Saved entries
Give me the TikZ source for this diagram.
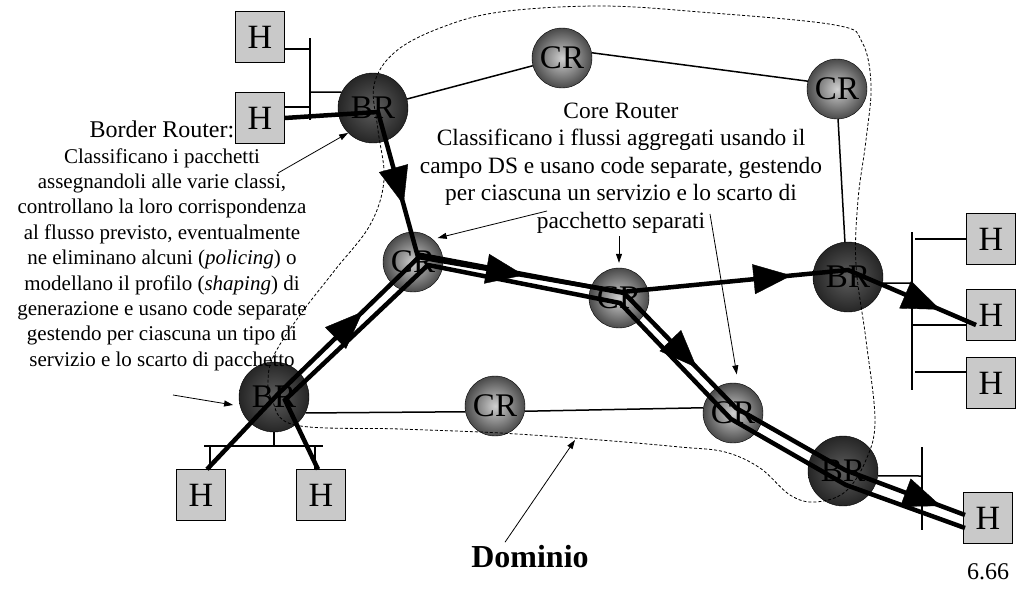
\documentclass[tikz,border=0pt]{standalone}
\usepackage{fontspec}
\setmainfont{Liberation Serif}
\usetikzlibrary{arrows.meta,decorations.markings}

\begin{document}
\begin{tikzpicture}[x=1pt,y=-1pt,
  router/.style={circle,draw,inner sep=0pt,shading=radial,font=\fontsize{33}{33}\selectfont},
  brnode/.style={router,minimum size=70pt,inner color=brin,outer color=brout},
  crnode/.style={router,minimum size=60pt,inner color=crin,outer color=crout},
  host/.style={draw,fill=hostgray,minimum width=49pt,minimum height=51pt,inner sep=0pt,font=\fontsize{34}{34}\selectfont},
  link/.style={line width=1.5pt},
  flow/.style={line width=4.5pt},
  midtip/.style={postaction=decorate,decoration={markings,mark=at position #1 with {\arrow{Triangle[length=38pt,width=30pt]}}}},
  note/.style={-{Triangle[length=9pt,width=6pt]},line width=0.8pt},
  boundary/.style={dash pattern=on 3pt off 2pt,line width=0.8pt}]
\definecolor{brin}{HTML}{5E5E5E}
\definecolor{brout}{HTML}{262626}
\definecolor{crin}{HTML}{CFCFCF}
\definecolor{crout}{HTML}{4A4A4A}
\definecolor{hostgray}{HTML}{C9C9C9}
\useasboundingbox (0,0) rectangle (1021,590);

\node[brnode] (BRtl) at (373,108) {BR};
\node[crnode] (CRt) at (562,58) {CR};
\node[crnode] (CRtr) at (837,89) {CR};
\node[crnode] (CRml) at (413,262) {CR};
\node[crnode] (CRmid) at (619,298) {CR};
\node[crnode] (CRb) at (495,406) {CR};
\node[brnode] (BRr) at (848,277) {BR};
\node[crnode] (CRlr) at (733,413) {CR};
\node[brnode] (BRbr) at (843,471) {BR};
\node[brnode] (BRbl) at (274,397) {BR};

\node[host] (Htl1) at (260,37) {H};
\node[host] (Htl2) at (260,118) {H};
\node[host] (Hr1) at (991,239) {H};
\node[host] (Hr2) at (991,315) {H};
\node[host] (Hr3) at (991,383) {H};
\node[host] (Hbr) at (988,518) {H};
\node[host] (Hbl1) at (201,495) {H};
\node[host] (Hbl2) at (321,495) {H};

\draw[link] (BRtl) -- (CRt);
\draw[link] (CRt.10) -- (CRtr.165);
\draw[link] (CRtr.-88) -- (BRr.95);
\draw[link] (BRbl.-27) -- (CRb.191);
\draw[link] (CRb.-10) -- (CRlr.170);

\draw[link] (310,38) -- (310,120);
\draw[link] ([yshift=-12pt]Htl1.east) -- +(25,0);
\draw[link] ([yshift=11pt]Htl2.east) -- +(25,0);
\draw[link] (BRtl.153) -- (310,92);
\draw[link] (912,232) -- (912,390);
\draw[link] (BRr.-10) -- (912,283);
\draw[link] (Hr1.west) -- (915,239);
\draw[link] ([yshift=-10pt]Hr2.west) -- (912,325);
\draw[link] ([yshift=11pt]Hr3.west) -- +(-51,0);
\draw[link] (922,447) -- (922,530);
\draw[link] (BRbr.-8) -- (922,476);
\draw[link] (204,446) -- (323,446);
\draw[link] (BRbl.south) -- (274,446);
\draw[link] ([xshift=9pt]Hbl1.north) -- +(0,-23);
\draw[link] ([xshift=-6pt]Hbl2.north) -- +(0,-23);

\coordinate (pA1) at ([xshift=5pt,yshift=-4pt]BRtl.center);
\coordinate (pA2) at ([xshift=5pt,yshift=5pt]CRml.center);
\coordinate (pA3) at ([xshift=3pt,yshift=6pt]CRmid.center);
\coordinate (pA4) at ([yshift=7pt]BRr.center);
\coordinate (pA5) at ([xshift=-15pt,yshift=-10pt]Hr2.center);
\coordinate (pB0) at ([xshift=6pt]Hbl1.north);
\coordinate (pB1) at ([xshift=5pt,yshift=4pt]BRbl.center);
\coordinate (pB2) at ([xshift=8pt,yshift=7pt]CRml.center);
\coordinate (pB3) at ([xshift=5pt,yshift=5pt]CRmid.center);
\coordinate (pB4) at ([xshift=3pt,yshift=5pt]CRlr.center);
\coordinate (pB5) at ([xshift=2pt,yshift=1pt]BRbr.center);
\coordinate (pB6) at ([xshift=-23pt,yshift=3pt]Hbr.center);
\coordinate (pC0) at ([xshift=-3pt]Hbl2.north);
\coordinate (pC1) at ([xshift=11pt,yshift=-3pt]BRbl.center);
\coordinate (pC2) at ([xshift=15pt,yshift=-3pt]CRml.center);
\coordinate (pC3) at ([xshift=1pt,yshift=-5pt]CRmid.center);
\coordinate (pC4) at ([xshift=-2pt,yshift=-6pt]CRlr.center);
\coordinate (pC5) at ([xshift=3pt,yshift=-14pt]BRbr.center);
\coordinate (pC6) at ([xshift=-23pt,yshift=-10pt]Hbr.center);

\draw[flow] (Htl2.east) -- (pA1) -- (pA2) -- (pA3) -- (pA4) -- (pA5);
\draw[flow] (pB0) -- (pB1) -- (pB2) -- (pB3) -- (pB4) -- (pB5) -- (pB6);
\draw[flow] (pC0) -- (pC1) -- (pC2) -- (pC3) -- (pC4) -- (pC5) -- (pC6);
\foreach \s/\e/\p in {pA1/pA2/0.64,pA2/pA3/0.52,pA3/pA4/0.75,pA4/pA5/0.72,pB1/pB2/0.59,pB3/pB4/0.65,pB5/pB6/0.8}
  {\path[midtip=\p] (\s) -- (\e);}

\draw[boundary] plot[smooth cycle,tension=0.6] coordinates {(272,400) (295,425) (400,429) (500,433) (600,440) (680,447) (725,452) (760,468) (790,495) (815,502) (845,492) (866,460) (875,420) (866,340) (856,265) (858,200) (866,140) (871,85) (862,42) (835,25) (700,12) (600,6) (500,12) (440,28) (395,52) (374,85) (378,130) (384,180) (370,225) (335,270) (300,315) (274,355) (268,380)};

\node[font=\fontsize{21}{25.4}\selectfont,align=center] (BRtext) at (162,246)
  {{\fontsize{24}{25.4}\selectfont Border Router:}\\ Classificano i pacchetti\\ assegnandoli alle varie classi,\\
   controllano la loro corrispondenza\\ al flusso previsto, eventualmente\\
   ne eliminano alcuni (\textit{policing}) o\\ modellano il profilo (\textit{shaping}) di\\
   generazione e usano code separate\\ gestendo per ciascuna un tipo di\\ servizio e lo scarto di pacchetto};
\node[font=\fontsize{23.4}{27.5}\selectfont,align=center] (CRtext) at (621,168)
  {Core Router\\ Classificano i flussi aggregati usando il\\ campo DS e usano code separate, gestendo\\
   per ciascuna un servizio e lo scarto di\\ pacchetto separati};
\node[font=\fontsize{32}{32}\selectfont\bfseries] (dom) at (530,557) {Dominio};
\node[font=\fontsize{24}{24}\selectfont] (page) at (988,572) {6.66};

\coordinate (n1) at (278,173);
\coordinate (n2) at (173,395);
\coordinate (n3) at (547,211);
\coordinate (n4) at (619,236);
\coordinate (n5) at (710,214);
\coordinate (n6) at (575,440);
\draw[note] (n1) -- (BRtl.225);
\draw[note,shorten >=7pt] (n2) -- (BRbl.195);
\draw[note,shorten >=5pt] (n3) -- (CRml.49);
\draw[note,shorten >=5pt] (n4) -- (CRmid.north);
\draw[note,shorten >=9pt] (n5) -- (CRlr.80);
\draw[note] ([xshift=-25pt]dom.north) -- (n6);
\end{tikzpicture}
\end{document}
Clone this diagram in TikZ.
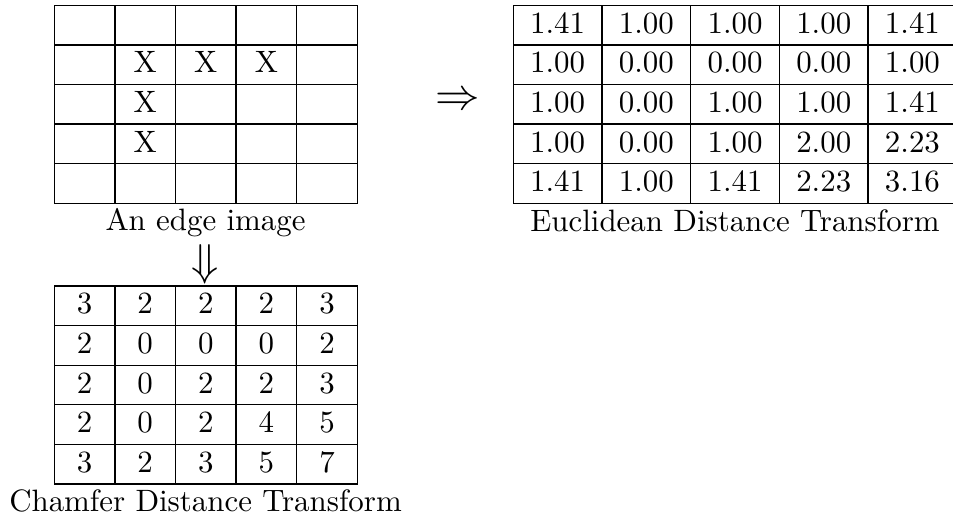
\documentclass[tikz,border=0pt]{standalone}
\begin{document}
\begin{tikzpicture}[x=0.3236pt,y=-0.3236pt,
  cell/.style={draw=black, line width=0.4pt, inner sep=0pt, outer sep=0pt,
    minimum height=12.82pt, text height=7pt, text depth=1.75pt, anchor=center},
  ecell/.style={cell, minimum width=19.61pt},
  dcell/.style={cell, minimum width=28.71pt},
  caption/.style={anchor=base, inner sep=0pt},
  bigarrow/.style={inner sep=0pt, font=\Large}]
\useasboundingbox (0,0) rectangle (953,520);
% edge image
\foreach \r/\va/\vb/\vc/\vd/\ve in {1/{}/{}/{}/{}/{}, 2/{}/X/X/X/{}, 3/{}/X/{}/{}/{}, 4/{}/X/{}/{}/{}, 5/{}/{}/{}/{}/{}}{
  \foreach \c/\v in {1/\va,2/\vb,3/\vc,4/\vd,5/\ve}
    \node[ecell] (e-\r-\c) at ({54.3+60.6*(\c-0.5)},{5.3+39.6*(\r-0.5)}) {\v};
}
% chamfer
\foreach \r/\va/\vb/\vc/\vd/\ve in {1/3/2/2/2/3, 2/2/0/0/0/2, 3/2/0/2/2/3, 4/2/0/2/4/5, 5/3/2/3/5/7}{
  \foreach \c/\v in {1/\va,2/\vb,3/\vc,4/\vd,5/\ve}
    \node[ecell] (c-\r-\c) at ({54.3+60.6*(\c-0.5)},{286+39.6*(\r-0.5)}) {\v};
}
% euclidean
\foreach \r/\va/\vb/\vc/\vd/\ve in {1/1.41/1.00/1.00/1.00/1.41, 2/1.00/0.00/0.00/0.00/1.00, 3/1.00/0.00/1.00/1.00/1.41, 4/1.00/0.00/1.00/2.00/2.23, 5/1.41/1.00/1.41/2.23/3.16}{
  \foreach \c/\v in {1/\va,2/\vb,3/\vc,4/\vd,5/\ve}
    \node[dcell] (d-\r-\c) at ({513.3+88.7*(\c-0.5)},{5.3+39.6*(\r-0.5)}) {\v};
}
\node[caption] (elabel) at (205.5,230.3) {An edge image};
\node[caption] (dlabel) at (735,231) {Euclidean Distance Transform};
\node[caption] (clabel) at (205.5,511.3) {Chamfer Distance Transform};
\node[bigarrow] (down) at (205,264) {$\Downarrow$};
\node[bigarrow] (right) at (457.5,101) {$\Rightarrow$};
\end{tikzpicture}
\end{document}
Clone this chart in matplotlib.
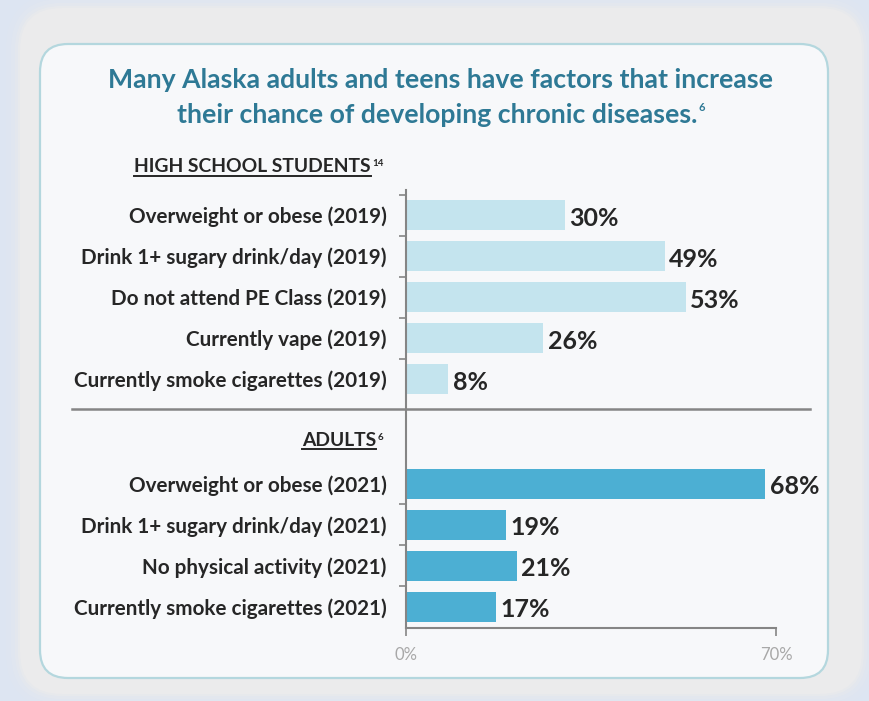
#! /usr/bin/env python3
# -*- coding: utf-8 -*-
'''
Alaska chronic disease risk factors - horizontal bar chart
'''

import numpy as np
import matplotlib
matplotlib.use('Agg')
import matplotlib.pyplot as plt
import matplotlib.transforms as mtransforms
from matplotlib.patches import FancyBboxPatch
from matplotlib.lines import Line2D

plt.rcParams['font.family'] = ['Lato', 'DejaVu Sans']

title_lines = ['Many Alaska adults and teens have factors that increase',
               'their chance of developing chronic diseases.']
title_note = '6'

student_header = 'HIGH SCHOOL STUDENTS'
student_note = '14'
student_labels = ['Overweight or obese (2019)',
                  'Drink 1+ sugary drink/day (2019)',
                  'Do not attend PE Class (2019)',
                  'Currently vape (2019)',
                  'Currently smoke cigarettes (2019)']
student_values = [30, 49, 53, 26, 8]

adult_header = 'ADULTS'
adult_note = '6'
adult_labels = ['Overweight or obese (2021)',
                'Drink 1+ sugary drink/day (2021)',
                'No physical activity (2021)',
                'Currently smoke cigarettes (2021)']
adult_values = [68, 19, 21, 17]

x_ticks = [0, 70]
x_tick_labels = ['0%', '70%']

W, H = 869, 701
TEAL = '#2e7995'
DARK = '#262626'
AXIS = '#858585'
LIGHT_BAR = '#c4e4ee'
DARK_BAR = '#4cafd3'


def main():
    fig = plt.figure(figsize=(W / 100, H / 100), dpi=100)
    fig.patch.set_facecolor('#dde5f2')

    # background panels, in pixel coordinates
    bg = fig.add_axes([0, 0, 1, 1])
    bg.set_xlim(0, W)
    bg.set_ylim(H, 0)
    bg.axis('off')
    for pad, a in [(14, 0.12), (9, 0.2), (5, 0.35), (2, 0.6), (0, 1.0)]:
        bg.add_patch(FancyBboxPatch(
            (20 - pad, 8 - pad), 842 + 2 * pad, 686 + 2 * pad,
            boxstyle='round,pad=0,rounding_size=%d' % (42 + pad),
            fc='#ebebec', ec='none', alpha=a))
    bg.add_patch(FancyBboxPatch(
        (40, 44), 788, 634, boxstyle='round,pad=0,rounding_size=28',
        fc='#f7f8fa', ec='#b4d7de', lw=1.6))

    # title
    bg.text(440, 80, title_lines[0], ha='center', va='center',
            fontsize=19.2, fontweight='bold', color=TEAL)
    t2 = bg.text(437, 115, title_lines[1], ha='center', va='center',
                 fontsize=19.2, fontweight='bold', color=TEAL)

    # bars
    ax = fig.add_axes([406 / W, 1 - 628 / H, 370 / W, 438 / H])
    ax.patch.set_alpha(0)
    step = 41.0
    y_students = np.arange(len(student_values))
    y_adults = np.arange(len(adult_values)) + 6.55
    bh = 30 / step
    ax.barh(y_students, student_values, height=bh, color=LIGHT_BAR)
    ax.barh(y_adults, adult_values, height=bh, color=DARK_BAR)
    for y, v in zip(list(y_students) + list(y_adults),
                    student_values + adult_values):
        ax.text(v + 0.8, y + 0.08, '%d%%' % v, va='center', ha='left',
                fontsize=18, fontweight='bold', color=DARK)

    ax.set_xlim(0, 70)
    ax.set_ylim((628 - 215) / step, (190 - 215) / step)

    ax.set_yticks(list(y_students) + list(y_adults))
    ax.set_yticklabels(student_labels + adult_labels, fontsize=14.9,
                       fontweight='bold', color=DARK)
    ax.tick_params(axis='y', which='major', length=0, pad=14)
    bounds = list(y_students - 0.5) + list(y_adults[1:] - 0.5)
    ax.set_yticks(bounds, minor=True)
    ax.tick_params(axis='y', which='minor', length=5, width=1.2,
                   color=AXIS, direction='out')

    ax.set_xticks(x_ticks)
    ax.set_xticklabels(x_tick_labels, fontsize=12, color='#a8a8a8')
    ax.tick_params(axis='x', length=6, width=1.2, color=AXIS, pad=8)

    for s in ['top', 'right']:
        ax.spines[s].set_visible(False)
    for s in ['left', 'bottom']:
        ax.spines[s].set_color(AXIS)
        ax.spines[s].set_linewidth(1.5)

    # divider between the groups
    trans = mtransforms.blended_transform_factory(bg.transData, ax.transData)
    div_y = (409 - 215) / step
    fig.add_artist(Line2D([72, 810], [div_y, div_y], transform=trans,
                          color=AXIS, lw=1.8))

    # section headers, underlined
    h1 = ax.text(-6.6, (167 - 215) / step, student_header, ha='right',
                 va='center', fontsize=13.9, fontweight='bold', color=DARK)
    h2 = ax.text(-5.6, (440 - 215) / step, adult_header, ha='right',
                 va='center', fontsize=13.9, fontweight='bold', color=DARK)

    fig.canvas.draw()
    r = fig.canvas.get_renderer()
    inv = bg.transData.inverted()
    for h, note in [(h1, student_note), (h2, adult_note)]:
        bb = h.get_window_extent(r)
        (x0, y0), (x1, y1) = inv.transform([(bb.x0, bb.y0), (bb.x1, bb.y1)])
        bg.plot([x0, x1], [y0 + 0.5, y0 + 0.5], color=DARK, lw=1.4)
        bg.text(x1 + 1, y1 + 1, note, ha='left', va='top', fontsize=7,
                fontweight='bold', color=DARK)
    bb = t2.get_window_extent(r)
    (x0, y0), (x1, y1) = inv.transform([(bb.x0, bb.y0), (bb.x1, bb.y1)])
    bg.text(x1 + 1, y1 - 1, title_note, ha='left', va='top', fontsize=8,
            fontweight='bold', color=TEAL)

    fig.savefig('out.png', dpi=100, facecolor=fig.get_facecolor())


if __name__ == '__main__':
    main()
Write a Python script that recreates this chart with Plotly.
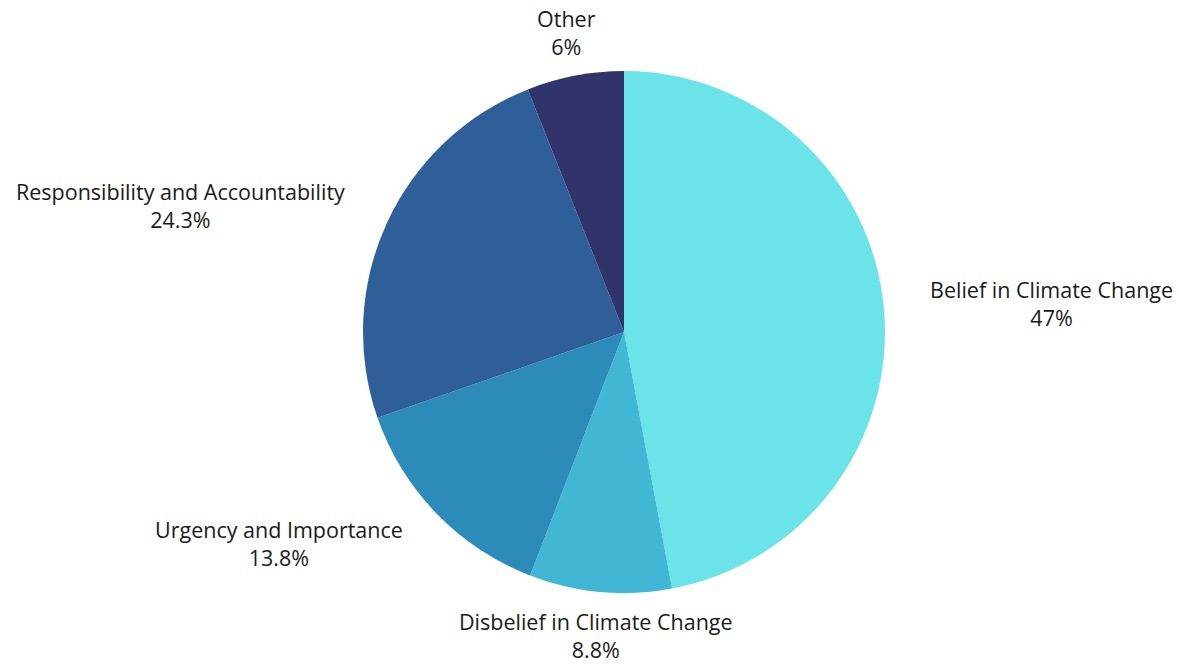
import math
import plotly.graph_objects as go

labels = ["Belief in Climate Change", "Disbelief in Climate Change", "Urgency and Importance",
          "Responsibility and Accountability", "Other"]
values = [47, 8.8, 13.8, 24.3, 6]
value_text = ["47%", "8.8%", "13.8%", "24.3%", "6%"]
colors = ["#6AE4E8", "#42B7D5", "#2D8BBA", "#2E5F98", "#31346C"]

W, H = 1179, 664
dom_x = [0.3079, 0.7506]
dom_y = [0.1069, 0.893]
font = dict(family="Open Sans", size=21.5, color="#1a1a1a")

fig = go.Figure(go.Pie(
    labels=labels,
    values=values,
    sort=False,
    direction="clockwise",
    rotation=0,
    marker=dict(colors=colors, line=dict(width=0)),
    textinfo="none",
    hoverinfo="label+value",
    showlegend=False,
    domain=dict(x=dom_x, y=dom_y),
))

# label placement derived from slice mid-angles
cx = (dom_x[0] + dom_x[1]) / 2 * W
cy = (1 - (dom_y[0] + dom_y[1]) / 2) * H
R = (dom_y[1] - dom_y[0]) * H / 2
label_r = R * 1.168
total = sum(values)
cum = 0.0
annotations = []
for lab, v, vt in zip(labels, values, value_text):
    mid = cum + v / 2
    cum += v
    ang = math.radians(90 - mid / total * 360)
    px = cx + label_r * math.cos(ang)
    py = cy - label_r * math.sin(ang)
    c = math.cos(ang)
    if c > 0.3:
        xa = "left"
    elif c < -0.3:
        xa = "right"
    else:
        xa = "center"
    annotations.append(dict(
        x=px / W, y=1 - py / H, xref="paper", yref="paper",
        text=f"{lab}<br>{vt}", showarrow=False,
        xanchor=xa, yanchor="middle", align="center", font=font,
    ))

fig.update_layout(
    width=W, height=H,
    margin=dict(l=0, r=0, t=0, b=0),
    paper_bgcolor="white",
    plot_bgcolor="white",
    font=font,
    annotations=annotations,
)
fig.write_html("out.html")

**TASK OBJECTIVE:**
Look through the entries above; copy each line where the string "matplotlib" appears.

**ANSWER TO THE TASK:**
Clone this chart in matplotlib.
import matplotlib
matplotlib.use('Agg')
import matplotlib.pyplot as plt
import matplotlib.transforms as mtransforms
from matplotlib.patches import FancyBboxPatch
from matplotlib.lines import Line2D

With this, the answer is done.